The researchers concluded that the ingredient that allows muscles to grow during hibernation is present in the blood during winters, not summers. The only problem is that they don’t know exactly what it is.

“By identifying this ‘factor’ in the serum of hibernating bears and clarifying the unexplored mechanism behind ‘muscles that do not weaken even without use’ in hibernating animals, it is possible to develop rehabilitation strategies effective in humans and to avoid becoming bedridden in the future,” Miyazaki said in the press release.

The research results have been published in the journal PLOS One.

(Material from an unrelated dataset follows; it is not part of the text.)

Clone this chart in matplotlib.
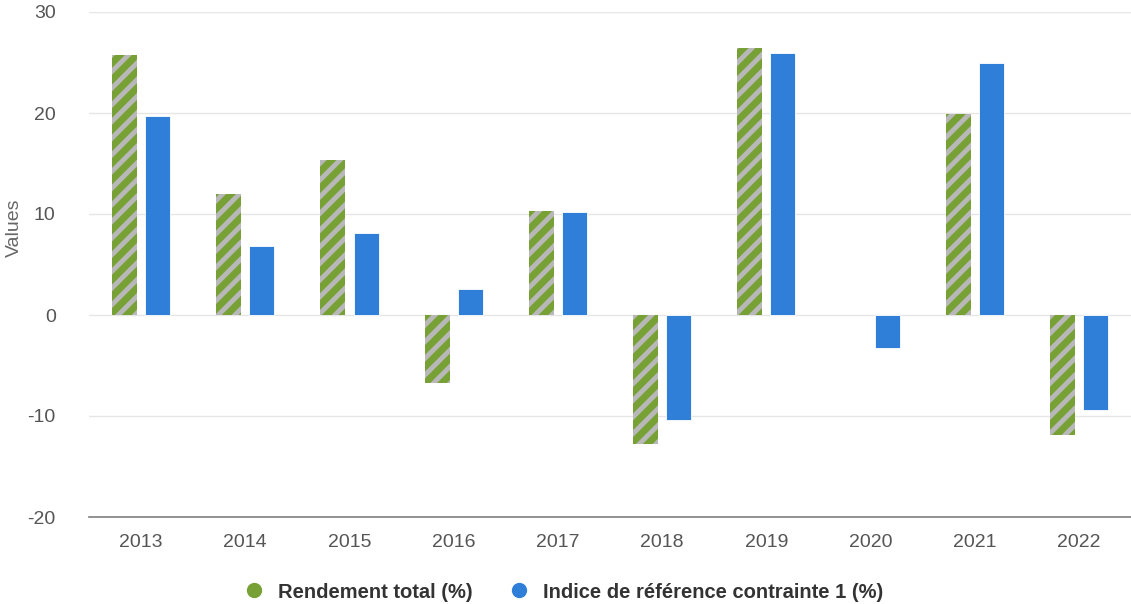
import numpy as np
import matplotlib.pyplot as plt
from matplotlib.lines import Line2D

# Data
years = ['2013', '2014', '2015', '2016', '2017', '2018', '2019', '2020', '2021', '2022']
rendement = [25.7, 12.0, 15.3, -6.7, 10.3, -12.8, 26.4, 0.0, 19.9, -11.9]
indice = [19.7, 6.8, 8.1, 2.6, 10.2, -10.4, 25.9, -3.3, 25.0, -9.4]
labels = ['Rendement total (%)', 'Indice de référence contrainte 1 (%)']
yticks = [-20, -10, 0, 10, 20, 30]

green = '#77a135'
blue = '#2f7ed8'

plt.rcParams['font.family'] = ['Liberation Sans', 'DejaVu Sans']
plt.rcParams['axes.unicode_minus'] = False
plt.rcParams['hatch.linewidth'] = 3.5

fig = plt.figure(figsize=(11.31, 6.04), dpi=100)
ax = fig.add_axes([89 / 1131, 1 - 517 / 604, 1 - 89 / 1131, 505 / 604])

x = np.arange(len(years))
w = 0.24
ax.bar(x - 0.16, rendement, w, color=green, hatch='//', edgecolor='#b8b8b8', linewidth=0, zorder=3)
ax.bar(x + 0.16, indice, w, color=blue, edgecolor='white', linewidth=0.6, zorder=3)

ax.set_xlim(-0.5, len(years) - 0.5)
ax.set_ylim(-20, 30)
ax.set_yticks(yticks)
ax.set_xticks(x)
ax.set_xticklabels(years)
ax.tick_params(axis='both', length=0, labelsize=14, colors='#555555')
ax.tick_params(axis='y', pad=24)
ax.tick_params(axis='x', pad=12)
ax.grid(axis='y', color='#e6e6e6', linewidth=1, zorder=0)
for s in ['top', 'right', 'left']:
    ax.spines[s].set_visible(False)
ax.spines['bottom'].set_color('#7f7f7f')
ax.spines['bottom'].set_linewidth(1.2)
ax.set_ylabel('Values', fontsize=14, color='#666666')
ax.yaxis.set_label_coords(-0.063, 0.572)

handles = [Line2D([], [], marker='o', linestyle='', markersize=10, color=green),
           Line2D([], [], marker='o', linestyle='', markersize=10, color=blue)]
fig.legend(handles, labels, loc='center', bbox_to_anchor=(0.494, 1 - 592 / 604), ncol=2,
           frameon=False, handletextpad=0.2, columnspacing=1.3,
           prop={'weight': 'bold', 'size': 14.5})
for t in fig.legends[0].get_texts():
    t.set_color('#333333')

plt.savefig('out.png', dpi=100)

Hibernating bears remain in their dens for 5-7 months during the winter and survive without eating or drinking while remaining inactive. However, they maintain their physical functions with minimal skeletal muscle atrophy and metabolic dysfunction. In bears, resistance to skeletal muscle atrophy during hibernation is likely mediated by seasonally altered systemic factors that are independent of neuromuscular activity. To determine if there are compounds in bear serum that regulate protein and energy metabolism, differentiated human skeletal muscle cells were treated with bear serum (5% in DMEM/Ham’s F -12, 24 h) collected during active summer (July) and hibernating winter. (February). Serum samples were collected from the same individual bears (Ursus thibetanus japonicus, n = 7 in each season). The total protein content of cultured skeletal muscle cells increased significantly after 24 h treatment with hibernating bear serum. Although protein synthesis rate was not altered, expression of MuRF1 protein, a muscle-specific E3 ubiquitin ligase, was significantly downregulated with concomitant activation of Akt/FOXO3a signaling. Increased levels of insulin-like growth factor (IGF-1) have also been observed in the serum of hibernating bears. These observations suggest that protein metabolism in cultured human myotubes may be altered when incubated with hibernating bear serum, with a significant increase in serum IGF-1 and a decrease in the expression of MuRF1, a potential target of Akt/FOXO3a signaling. A protein-sparing phenotype in muscle cells cultured by treatment with hibernating bear serum offers potential for the development of methods to prevent human muscle atrophy and associated disorders.